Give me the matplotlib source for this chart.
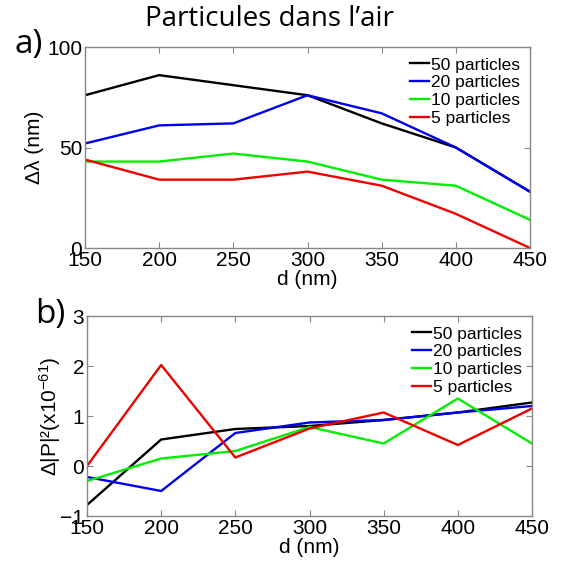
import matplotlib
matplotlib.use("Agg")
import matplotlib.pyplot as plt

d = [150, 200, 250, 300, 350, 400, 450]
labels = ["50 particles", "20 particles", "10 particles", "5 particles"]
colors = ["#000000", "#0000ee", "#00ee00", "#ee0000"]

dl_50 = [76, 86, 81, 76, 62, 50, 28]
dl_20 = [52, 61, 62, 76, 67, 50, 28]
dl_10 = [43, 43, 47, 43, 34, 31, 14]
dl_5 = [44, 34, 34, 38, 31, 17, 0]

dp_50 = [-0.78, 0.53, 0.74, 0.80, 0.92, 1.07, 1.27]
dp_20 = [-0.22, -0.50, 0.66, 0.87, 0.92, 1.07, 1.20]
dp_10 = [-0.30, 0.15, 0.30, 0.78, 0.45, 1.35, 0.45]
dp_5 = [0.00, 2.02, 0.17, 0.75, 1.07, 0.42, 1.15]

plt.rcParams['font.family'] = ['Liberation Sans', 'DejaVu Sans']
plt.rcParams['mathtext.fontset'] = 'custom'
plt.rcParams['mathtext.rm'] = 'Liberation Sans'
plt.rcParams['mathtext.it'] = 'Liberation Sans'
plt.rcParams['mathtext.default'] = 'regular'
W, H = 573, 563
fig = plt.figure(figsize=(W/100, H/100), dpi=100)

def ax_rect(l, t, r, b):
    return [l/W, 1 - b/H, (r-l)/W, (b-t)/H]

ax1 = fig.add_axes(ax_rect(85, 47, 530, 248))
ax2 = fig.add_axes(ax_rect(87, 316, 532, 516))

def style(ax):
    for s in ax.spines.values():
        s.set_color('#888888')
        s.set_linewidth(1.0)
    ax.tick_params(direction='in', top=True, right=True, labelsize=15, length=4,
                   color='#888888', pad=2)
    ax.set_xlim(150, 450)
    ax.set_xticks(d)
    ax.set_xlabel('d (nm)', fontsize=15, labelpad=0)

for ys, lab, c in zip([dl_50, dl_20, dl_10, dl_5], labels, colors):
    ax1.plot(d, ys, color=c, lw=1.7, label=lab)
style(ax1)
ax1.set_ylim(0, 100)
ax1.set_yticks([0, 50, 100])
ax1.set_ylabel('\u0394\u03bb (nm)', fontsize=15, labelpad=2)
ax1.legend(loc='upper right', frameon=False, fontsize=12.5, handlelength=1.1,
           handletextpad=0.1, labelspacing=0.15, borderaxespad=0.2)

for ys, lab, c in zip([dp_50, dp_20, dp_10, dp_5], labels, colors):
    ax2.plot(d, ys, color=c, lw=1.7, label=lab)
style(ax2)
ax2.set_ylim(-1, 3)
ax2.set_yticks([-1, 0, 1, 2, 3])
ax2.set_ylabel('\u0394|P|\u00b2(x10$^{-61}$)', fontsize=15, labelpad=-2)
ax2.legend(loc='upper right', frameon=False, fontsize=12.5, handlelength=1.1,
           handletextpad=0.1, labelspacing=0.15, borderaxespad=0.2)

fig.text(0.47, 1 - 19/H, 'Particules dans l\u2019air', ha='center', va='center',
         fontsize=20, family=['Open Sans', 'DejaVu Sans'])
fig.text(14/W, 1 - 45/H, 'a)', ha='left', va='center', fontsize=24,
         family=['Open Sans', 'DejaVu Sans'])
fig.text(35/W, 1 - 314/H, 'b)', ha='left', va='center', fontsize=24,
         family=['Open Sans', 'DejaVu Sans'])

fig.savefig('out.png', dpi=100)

━━━━━━━━

→ Your goal
Transcribe all the data word for word; the images stay out.

→ Solution for this problem
Give me the matplotlib source for this chart.
import matplotlib
matplotlib.use("Agg")
import matplotlib.pyplot as plt

d = [150, 200, 250, 300, 350, 400, 450]
labels = ["50 particles", "20 particles", "10 particles", "5 particles"]
colors = ["#000000", "#0000ee", "#00ee00", "#ee0000"]

dl_50 = [76, 86, 81, 76, 62, 50, 28]
dl_20 = [52, 61, 62, 76, 67, 50, 28]
dl_10 = [43, 43, 47, 43, 34, 31, 14]
dl_5 = [44, 34, 34, 38, 31, 17, 0]

dp_50 = [-0.78, 0.53, 0.74, 0.80, 0.92, 1.07, 1.27]
dp_20 = [-0.22, -0.50, 0.66, 0.87, 0.92, 1.07, 1.20]
dp_10 = [-0.30, 0.15, 0.30, 0.78, 0.45, 1.35, 0.45]
dp_5 = [0.00, 2.02, 0.17, 0.75, 1.07, 0.42, 1.15]

plt.rcParams['font.family'] = ['Liberation Sans', 'DejaVu Sans']
plt.rcParams['mathtext.fontset'] = 'custom'
plt.rcParams['mathtext.rm'] = 'Liberation Sans'
plt.rcParams['mathtext.it'] = 'Liberation Sans'
plt.rcParams['mathtext.default'] = 'regular'
W, H = 573, 563
fig = plt.figure(figsize=(W/100, H/100), dpi=100)

def ax_rect(l, t, r, b):
    return [l/W, 1 - b/H, (r-l)/W, (b-t)/H]

ax1 = fig.add_axes(ax_rect(85, 47, 530, 248))
ax2 = fig.add_axes(ax_rect(87, 316, 532, 516))

def style(ax):
    for s in ax.spines.values():
        s.set_color('#888888')
        s.set_linewidth(1.0)
    ax.tick_params(direction='in', top=True, right=True, labelsize=15, length=4,
                   color='#888888', pad=2)
    ax.set_xlim(150, 450)
    ax.set_xticks(d)
    ax.set_xlabel('d (nm)', fontsize=15, labelpad=0)

for ys, lab, c in zip([dl_50, dl_20, dl_10, dl_5], labels, colors):
    ax1.plot(d, ys, color=c, lw=1.7, label=lab)
style(ax1)
ax1.set_ylim(0, 100)
ax1.set_yticks([0, 50, 100])
ax1.set_ylabel('\u0394\u03bb (nm)', fontsize=15, labelpad=2)
ax1.legend(loc='upper right', frameon=False, fontsize=12.5, handlelength=1.1,
           handletextpad=0.1, labelspacing=0.15, borderaxespad=0.2)

for ys, lab, c in zip([dp_50, dp_20, dp_10, dp_5], labels, colors):
    ax2.plot(d, ys, color=c, lw=1.7, label=lab)
style(ax2)
ax2.set_ylim(-1, 3)
ax2.set_yticks([-1, 0, 1, 2, 3])
ax2.set_ylabel('\u0394|P|\u00b2(x10$^{-61}$)', fontsize=15, labelpad=-2)
ax2.legend(loc='upper right', frameon=False, fontsize=12.5, handlelength=1.1,
           handletextpad=0.1, labelspacing=0.15, borderaxespad=0.2)

fig.text(0.47, 1 - 19/H, 'Particules dans l\u2019air', ha='center', va='center',
         fontsize=20, family=['Open Sans', 'DejaVu Sans'])
fig.text(14/W, 1 - 45/H, 'a)', ha='left', va='center', fontsize=24,
         family=['Open Sans', 'DejaVu Sans'])
fig.text(35/W, 1 - 314/H, 'b)', ha='left', va='center', fontsize=24,
         family=['Open Sans', 'DejaVu Sans'])

fig.savefig('out.png', dpi=100)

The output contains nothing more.